Hawaiian leis and aloha at Martin Luther King Jr. march on "Bloody Sunday" in the Deep South, 1965

26 September 22


From the I Didn’t Know That file: In Alabama on March 21, 1965, Martin Luther King Jr., John Lewis and other civil rights demonstrators made their historic march from Selma to Montgomery – and photos taken of the march show King and others wearing Hawaiian leis.

But why leis at a civil rights march in the Deep South? A year prior, King had given a lecture in Hawaii, where he met Rev. Abraham Akaka—a Hawaiian/Chinese pastor at the Kawaiahaʻo Church in Honolulu, where he gave his sermons in both Hawaiian and English.
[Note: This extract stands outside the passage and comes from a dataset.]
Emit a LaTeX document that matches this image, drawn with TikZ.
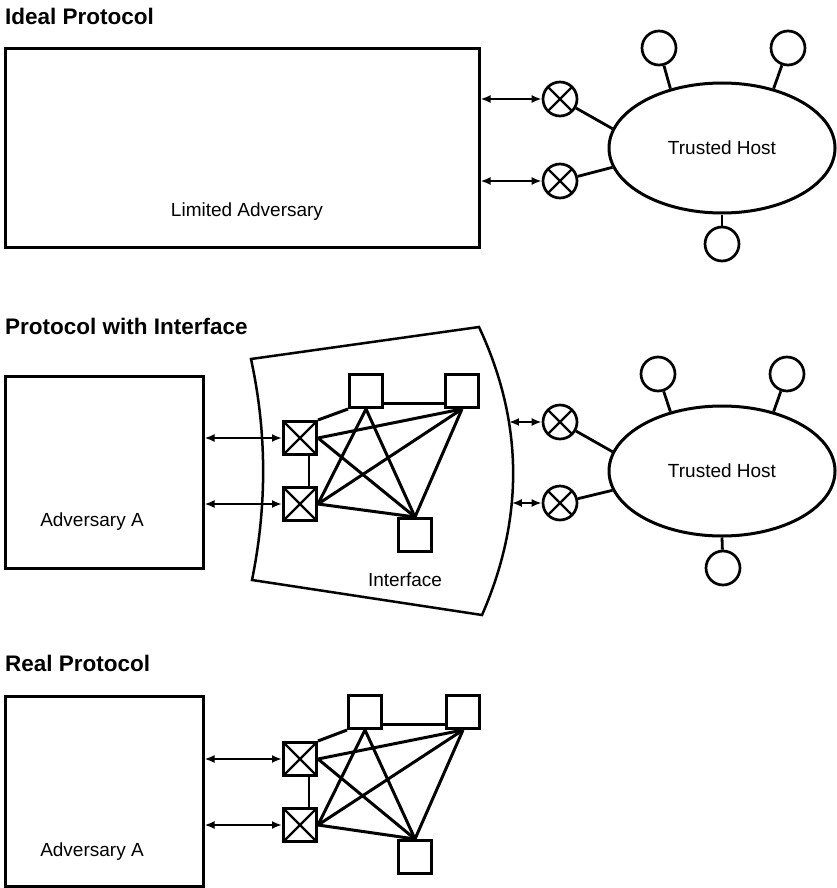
\documentclass[tikz,border=0pt]{standalone}
\usepackage{fontspec}
\setmainfont{Liberation Sans}
\usepackage{tikz}
\usetikzlibrary{arrows.meta,shapes.geometric,positioning}
\tikzstyle{link} = [line width=2.8pt]
\tikzstyle{meshlink} = [line width=3pt]
\tikzstyle{duplex} = [link, {Latex[length=10pt,width=8pt]}-{Latex[length=10pt,width=8pt]}]
\tikzstyle{advbox} = [shape = rectangle, draw, line width=3pt, inner sep=0pt]
\tikzstyle{sq} = [shape = rectangle, draw, line width=3pt, minimum size=33pt, inner sep=0pt]
\tikzstyle{xsq} = [sq, path picture={\draw[line width=2.4pt] (path picture bounding box.north west) -- (path picture bounding box.south east) (path picture bounding box.north east) -- (path picture bounding box.south west);}]
\tikzstyle{party} = [shape = circle, draw, line width=2.7pt, minimum size=34pt, inner sep=0pt]
\tikzstyle{xcirc} = [party, path picture={\draw[line width=2.4pt] (path picture bounding box.north west) -- (path picture bounding box.south east) (path picture bounding box.north east) -- (path picture bounding box.south west);}]
\tikzstyle{host} = [shape = ellipse, draw, line width=3pt, minimum width=226pt, minimum height=130pt, inner sep=0pt, font=\fontsize{19}{22}\selectfont]
\tikzstyle{heading} = [anchor=west, inner sep=0pt, font=\fontsize{22.5}{26}\selectfont\bfseries]
\tikzstyle{lbl} = [inner sep=0pt, font=\fontsize{19}{22}\selectfont]

\begin{document}
\begin{tikzpicture}[x=1pt, y=-1pt]
			\useasboundingbox (0,0) rectangle (836,888);

			% ideal protocol
			\node (ttl1) at (5,16) [heading] {Ideal Protocol};
			\node (ladv) at (242,148) [advbox, minimum width=474pt, minimum height=198pt] {};
			\node (ladvtxt) at (247,212) [lbl] {Limited Adversary};
			\node (th1) at (722,148) [host] {Trusted Host};
			\node (cc1) at (560,99) [xcirc] {};
			\node (cc2) at (560,181) [xcirc] {};
			\node (p11) at (659,48) [party] {};
			\node (p12) at (788,48) [party] {};
			\node (p13) at (722,244) [party] {};
			\draw[duplex] (ladv.east |- cc1) -- (cc1);
			\draw[duplex] (ladv.east |- cc2) -- (cc2);
			\draw[link] (cc1) -- (th1.170);
			\draw[link] (cc2) -- (th1.190);
			\draw[link] (p11) -- (th1.131);
			\draw[link] (p12) -- (th1.49);
			\draw[link] (p13) -- (th1.south);

			% protocol with interface
			\node (ttl2) at (5,326) [heading] {Protocol with Interface};
			\node (advA) at (104,472) [advbox, minimum width=198pt, minimum height=192pt] {};
			\node (advAtxt) at (92,522) [lbl] {Adversary A};
			\draw[line width=2.5pt] (251,359) -- (479,327)
				.. controls (524,423) and (524,519) .. (482,615)
				coordinate[pos=0.33] (ifcA) coordinate[pos=0.61] (ifcB)
				-- (252,580) .. controls (267,506) and (267,433) .. cycle;
			\node (ifctxt) at (405,580) [lbl] {Interface};
			\node (cs1) at (300,438) [xsq] {};
			\node (cs2) [xsq, below = 30pt of cs1] {};
			\node (tsq1) at (366,391) [sq] {};
			\node (tsq2) at (462,391) [sq] {};
			\node (bsq) at (415,535) [sq] {};
			\draw[duplex] (advA.east |- cs1) -- (cs1);
			\draw[duplex] (advA.east |- cs2) -- (cs2);
			\draw[link] ([xshift=9pt]cs1.south) -- ([xshift=9pt]cs2.north);
			\draw[meshlink] (cs1.north east) -- (tsq1.south west);
			\draw[meshlink] (cs1.east) -- (tsq2.south);
			\draw[meshlink] (cs1.east) -- (bsq.north);
			\draw[meshlink] (cs2.east) -- (tsq1.south);
			\draw[meshlink] (cs2.east) -- (tsq2.south);
			\draw[meshlink] (cs2.east) -- (bsq.north);
			\draw[meshlink] (tsq1.-34) -- (tsq2.214);
			\draw[meshlink] (tsq1.south) -- (bsq.north);
			\draw[meshlink] (tsq2.south) -- (bsq.north);
			\node (th2) at (722,471) [host] {Trusted Host};
			\node (cc3) at (560,422) [xcirc] {};
			\node (cc4) at (560,503) [xcirc] {};
			\node (p21) at (658,374) [party] {};
			\node (p22) at (787,374) [party] {};
			\node (p23) at (723,568) [party] {};
			\draw[duplex] (ifcA |- cc3) -- (cc3);
			\draw[duplex] (ifcB |- cc4) -- (cc4);
			\draw[link] (cc3) -- (th2.170);
			\draw[link] (cc4) -- (th2.190);
			\draw[link] (p21) -- (th2.131);
			\draw[link] (p22) -- (th2.49);
			\draw[link] (p23) -- (th2.south);

			% real protocol
			\node (ttl3) at (5,663) [heading] {Real Protocol};
			\node (advB) at (104,791) [advbox, minimum width=198pt, minimum height=190pt] {};
			\node (advBtxt) at (92,852) [lbl] {Adversary A};
			\node (rs1) at (300,759) [xsq] {};
			\node (rs2) [xsq, below = 30pt of rs1] {};
			\node (rtsq1) at (365,712) [sq] {};
			\node (rtsq2) at (463,712) [sq] {};
			\node (rbsq) at (415,857) [sq] {};
			\draw[duplex] (advB.east |- rs1) -- (rs1);
			\draw[duplex] (advB.east |- rs2) -- (rs2);
			\draw[link] ([xshift=9pt]rs1.south) -- ([xshift=9pt]rs2.north);
			\draw[meshlink] (rs1.north east) -- (rtsq1.south west);
			\draw[meshlink] (rs1.east) -- (rtsq2.south);
			\draw[meshlink] (rs1.east) -- (rbsq.north);
			\draw[meshlink] (rs2.east) -- (rtsq1.south);
			\draw[meshlink] (rs2.east) -- (rtsq2.south);
			\draw[meshlink] (rs2.east) -- (rbsq.north);
			\draw[meshlink] (rtsq1.-34) -- (rtsq2.214);
			\draw[meshlink] (rtsq1.south) -- (rbsq.north);
			\draw[meshlink] (rtsq2.south) -- (rbsq.north);
\end{tikzpicture}
\end{document}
It was Rev. Akaka that sent King and his followers the flower leis in an expression of pure aloha. For the demonstrators, the flowers provided a stark contrast to the weight of the moment and served as a symbolic connection of the civil rights struggle around the U.S.
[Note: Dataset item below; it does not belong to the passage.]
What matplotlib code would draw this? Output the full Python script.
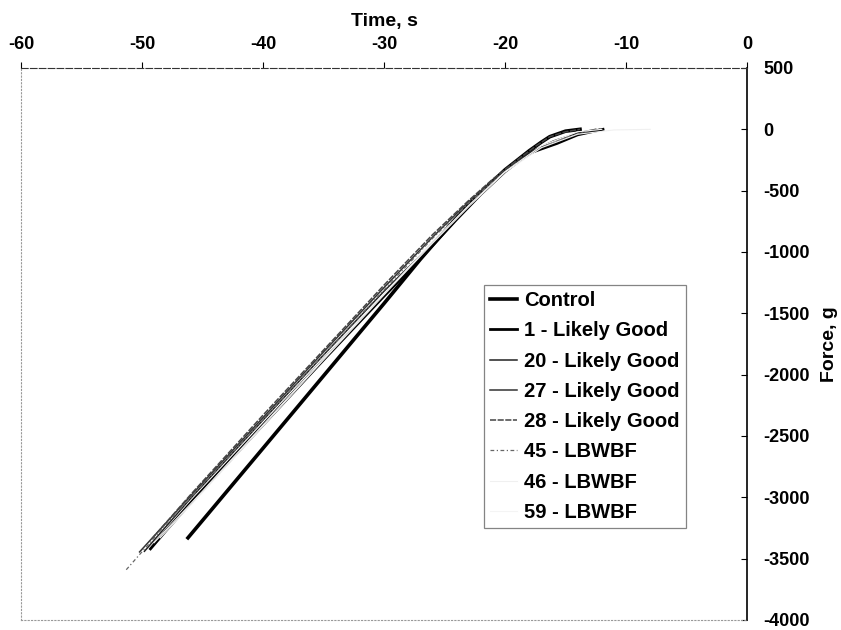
import numpy as np
import matplotlib
matplotlib.use("Agg")
import matplotlib.pyplot as plt

# global settings
plt.rcParams['font.family'] = ['Liberation Sans', 'DejaVu Sans']
plt.rcParams['font.weight'] = 'bold'
plt.rcParams['font.size'] = 13
plt.rcParams['axes.unicode_minus'] = False

# force traces, time (s) vs force (g)
t_control = [-46.2, -44.5, -40, -35, -30, -27, -24, -22, -20, -18, -17, -16.3, -15, -13.8]
f_control = [-3330, -3130, -2600, -2010, -1420, -1060, -720, -515, -330, -175, -105, -60, -15, 0]

t_1 = [-49.3, -48, -45.9, -40, -35, -30, -27, -24, -22, -20, -18, -15.7, -14, -11.9]
f_1 = [-3420, -3270, -3036, -2410, -1880, -1360, -1055, -735, -530, -345, -195, -115, -45, 0]

t_20 = [-49.8, -46, -40, -35, -30, -27, -24, -22, -20, -18, -16, -14, -12.5]
f_20 = [-3440, -3010, -2370, -1840, -1320, -1030, -720, -520, -335, -190, -95, -30, 0]

t_27 = [-50.2, -46, -40, -35, -30, -26, -23, -21, -19, -17, -15, -13.5, -12.2]
f_27 = [-3445, -2990, -2350, -1815, -1290, -880, -590, -420, -265, -150, -75, -25, 0]

t_28 = [-49.2, -46, -40, -35, -30, -26, -23, -21, -19, -17.5, -16.3, -15, -13.8]
f_28 = [-3340, -2980, -2330, -1800, -1270, -860, -580, -405, -250, -140, -60, -20, 0]

t_45 = [-51.3, -48, -45, -40, -35, -30, -26, -23, -21, -19, -17, -15, -13]
f_45 = [-3590, -3220, -2900, -2370, -1840, -1310, -890, -600, -425, -270, -150, -65, -10]

t_46 = [-48.5, -45, -40, -35, -30, -26, -23, -20, -17, -14, -11, -8]
f_46 = [-3330, -2960, -2420, -1880, -1350, -930, -630, -350, -150, -40, -5, 0]

t_59 = [-49.0, -45, -40, -35, -30, -26, -23, -20, -17, -14, -12]
f_59 = [-3370, -2950, -2410, -1870, -1340, -920, -620, -345, -135, -20, 0]

series = [
    ("Control", t_control, f_control, dict(color='black', lw=2.6, ls='-')),
    ("1 - Likely Good", t_1, f_1, dict(color='black', lw=2.0, ls='-')),
    ("20 - Likely Good", t_20, f_20, dict(color='#222222', lw=1.1, ls='-')),
    ("27 - Likely Good", t_27, f_27, dict(color='#333333', lw=1.1, ls='-')),
    ("28 - Likely Good", t_28, f_28, dict(color='#444444', lw=1.1, ls=(0, (4, 1)))),
    ("45 - LBWBF", t_45, f_45, dict(color='#666666', lw=0.9, ls=(0, (3, 2, 1, 2)))),
    ("46 - LBWBF", t_46, f_46, dict(color='#f0f0f0', lw=0.8, ls='-')),
    ("59 - LBWBF", t_59, f_59, dict(color='#f4f4f4', lw=0.8, ls='-')),
]

fig = plt.figure(figsize=(8.41, 6.3), dpi=100)
ax = fig.add_axes([21/841, 1-620/630, (747-21)/841, (620-68)/630])

for name, t, f, st in series:
    ax.plot(t, f, label=name, **st)

ax.set_xlim(-60, 0)
ax.set_ylim(-4000, 500)
ax.set_xticks(np.arange(-60, 1, 10))
ax.set_yticks(np.arange(-4000, 501, 500))

# x axis on top, y axis on right
ax.xaxis.tick_top()
ax.xaxis.set_label_position('top')
ax.yaxis.tick_right()
ax.yaxis.set_label_position('right')
ax.tick_params(axis='x', direction='out', length=4, width=0.8, pad=7, labelsize=13)
ax.tick_params(axis='y', direction='in', length=4, width=0.8, pad=11.5, labelsize=13)
for lab in ax.get_xticklabels() + ax.get_yticklabels():
    lab.set_fontweight('bold')

ax.set_xlabel("Time, s", fontsize=14, fontweight='bold', labelpad=7)
ax.set_ylabel("Force, g", fontsize=14, fontweight='bold', labelpad=8)

ax.spines['right'].set_color('black')
ax.spines['right'].set_linewidth(1.2)
ax.spines['top'].set_color('#333333')
ax.spines['top'].set_linewidth(0.8)
ax.spines['top'].set_linestyle((0, (6, 2)))
for s in ['left', 'bottom']:
    ax.spines[s].set_color('#999999')
    ax.spines[s].set_linewidth(0.8)
    ax.spines[s].set_linestyle((0, (1, 2)))

leg = ax.legend(loc='upper left', bbox_to_anchor=(484/841, 1-285/630),
                bbox_transform=fig.transFigure, frameon=True, fancybox=False,
                handlelength=1.35, handletextpad=0.35, labelspacing=0.56,
                borderaxespad=0, borderpad=0.3, prop={'weight': 'bold', 'size': 14.5})
leg.get_frame().set_edgecolor('#666666')
leg.get_frame().set_linewidth(0.9)

fig.savefig("out.png", dpi=100)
The day would come to be known as “Bloody Sunday” as demonstrators were brutalized trying to cross the Edmund Pettus Bridge. 

  SOURCE: SURFING HERITAGE & CULTURAL CENTER

ANOTHER VIEW – FROM HAWAII VIEW:

Why Martin Luther King Jr. wore a Hawaiian lei on Selma march

More than 50 years ago, the Hawaiian lei made a surprise appearance during Martin Luther King Jr.’s iconic Selma to Montgomery marches at the height of the Civil Rights Movement. To give and wear a lei is a Hawaiian emblem and gesture of love. And, during the third and final march that started on March 21, 1965, Martin Luther King Jr. and other civil rights protesters were seen leading the crowd of thousands adorned in flower lei.
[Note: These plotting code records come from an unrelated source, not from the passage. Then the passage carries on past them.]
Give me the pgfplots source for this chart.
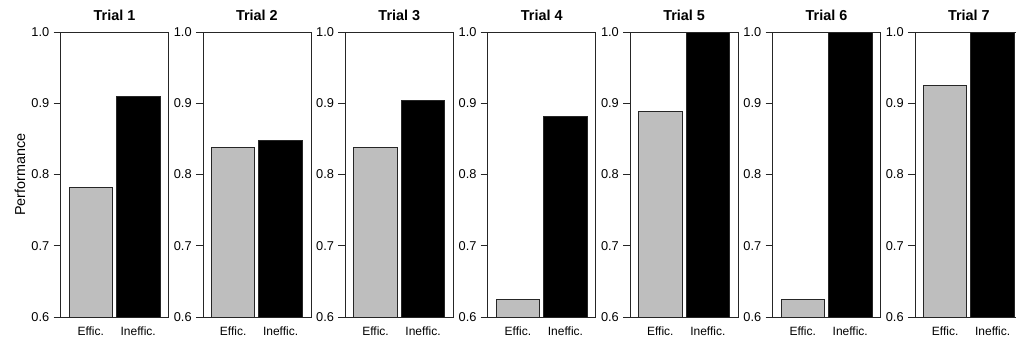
\documentclass[border=0pt]{standalone}
\usepackage{pgfplots}
\pgfplotsset{compat=1.18}
\usepackage{fontspec}
\setmainfont{Liberation Sans}
\definecolor{barGray}{HTML}{BEBEBE}
\definecolor{lineCol}{HTML}{262626}
\pgfplotsset{
  trial/.style={
    scale only axis, width=81pt, height=213.75pt, anchor=south west,
    xmin=0, xmax=2.483, ymin=0.6, ymax=1.0,
    axis on top,
    axis line style={draw=lineCol, line width=0.6pt},
    ytick={0.6,0.7,0.8,0.9,1.0},
    yticklabels={0.6,0.7,0.8,0.9,1.0},
    ytick pos=left,
    tick align=outside,
    major tick length=5.25pt,
    ytick style={draw=lineCol, line width=0.6pt},
    xtick={0.695,1.787},
    xticklabels={Effic., Ineffic.},
    xtick style={draw=none},
    yticklabel style={font=\fontsize{9.6}{11}\selectfont, inner sep=0pt, xshift=-3.0pt},
    xticklabel style={font=\fontsize{9}{10}\selectfont, inner sep=0pt, anchor=north, yshift=-2.2pt},
    title style={font=\fontsize{10.8}{12}\selectfont\bfseries, at={(0.5,1)}, anchor=base, yshift=2.8pt},
  },
  gbar/.style={ybar, bar width=32.625pt, fill=barGray, draw=lineCol, line width=0.6pt},
  kbar/.style={ybar, bar width=32.625pt, fill=black, draw=lineCol, line width=0.6pt},
}
\begin{document}
\begin{tikzpicture}
\useasboundingbox (0,0) rectangle (762pt,257.25pt);
\clip (0,0) rectangle (762pt,257.25pt);
\node[rotate=90, anchor=base, font=\fontsize{10.8}{12}\selectfont] at (18.75pt,126.4pt) {Performance};

\begin{axis}[trial, at={(45.375pt,19.5pt)}, title={Trial 1}]
\addplot[gbar] coordinates {(0.695,0.782)};
\addplot[kbar] coordinates {(1.787,0.909)};
\end{axis}

\begin{axis}[trial, at={(152.175pt,19.5pt)}, title={Trial 2}]
\addplot[gbar] coordinates {(0.695,0.838)};
\addplot[kbar] coordinates {(1.787,0.848)};
\end{axis}

\begin{axis}[trial, at={(258.975pt,19.5pt)}, title={Trial 3}]
\addplot[gbar] coordinates {(0.695,0.838)};
\addplot[kbar] coordinates {(1.787,0.904)};
\end{axis}

\begin{axis}[trial, at={(365.775pt,19.5pt)}, title={Trial 4}]
\addplot[gbar] coordinates {(0.695,0.625)};
\addplot[kbar] coordinates {(1.787,0.881)};
\end{axis}

\begin{axis}[trial, at={(472.575pt,19.5pt)}, title={Trial 5}]
\addplot[gbar] coordinates {(0.695,0.888)};
\addplot[kbar] coordinates {(1.787,1.0)};
\end{axis}

\begin{axis}[trial, at={(579.375pt,19.5pt)}, title={Trial 6}]
\addplot[gbar] coordinates {(0.695,0.625)};
\addplot[kbar] coordinates {(1.787,1.0)};
\end{axis}

\begin{axis}[trial, at={(686.175pt,19.5pt)}, title={Trial 7}]
\addplot[gbar] coordinates {(0.695,0.925)};
\addplot[kbar] coordinates {(1.787,1.0)};
\end{axis}
\end{tikzpicture}
\end{document}
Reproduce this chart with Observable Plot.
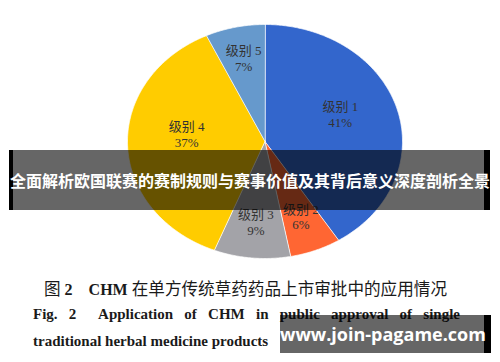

The garlands were initially organized to be sent to King as a symbolic action of support and solidarity by Reverend Abraham Akaka, the older brother of U.S. Senator Daniel Akaka and then-reverend of Kawaiahao Church, a realization first reported by the seminal black digest Jet Magazine in 1991.

The two reverends had developed a friendship over the years bound by their belief in nonviolence and social justice.

King visited Hawaii a number of times during his life. Just a year before the Selma marches, he spoke at a Honolulu conference for the Hawaii State Human Rights Commission—the first committee of its kind in the United States—of which Rev. Akaka was a board member.

King found the Islands’ multiethnic population and everyday society to be an inspirational source of “racial harmony” as the struggle of African Americans made headlines across the continental U.S.

The lei themselves, however, were hand delivered by a five-person contingent who flew to Selma to participate in the iconic marches. One of the individuals, Nona Ferdon, remembers what she can of the morning, telling the Human Flower Project, a blog dedicated to international floral news and topics, “It was all on short notice and we showed up at the airport around 5 in the afternoon. There was no publicity or anything like that, we just said goodbye to some friends and left [for Selma, Alabama]. Taking leis was just something that anyone from Hawaii would do almost automatically.”

Another photo from the day also highlights a banner they brought with them to the marches that reads "Hawaii Knows Integration Works."

One of Dr. King's most famous and beautiful speeches regarding Hawaii was given during a September 1959 visit before a special session at the Hawaii Legislature:

I come to you with a great deal of appreciation and great feeling of appreciation, I should say, for what has been accomplished in this beautiful setting and in this beautiful state of our Union.

"As I think of the struggle that we are engaged in in the South land, we look to you for inspiration and as a noble example, where you have already accomplished in the area of racial harmony and racial justice, what we are struggling to accomplish in other sections of the country, and you can never know what it means to those of us caught for the moment in the tragic and often dark midnight of man’s inhumanity to man, to come to a place where we see the glowing daybreak of freedom and dignity and racial justice.”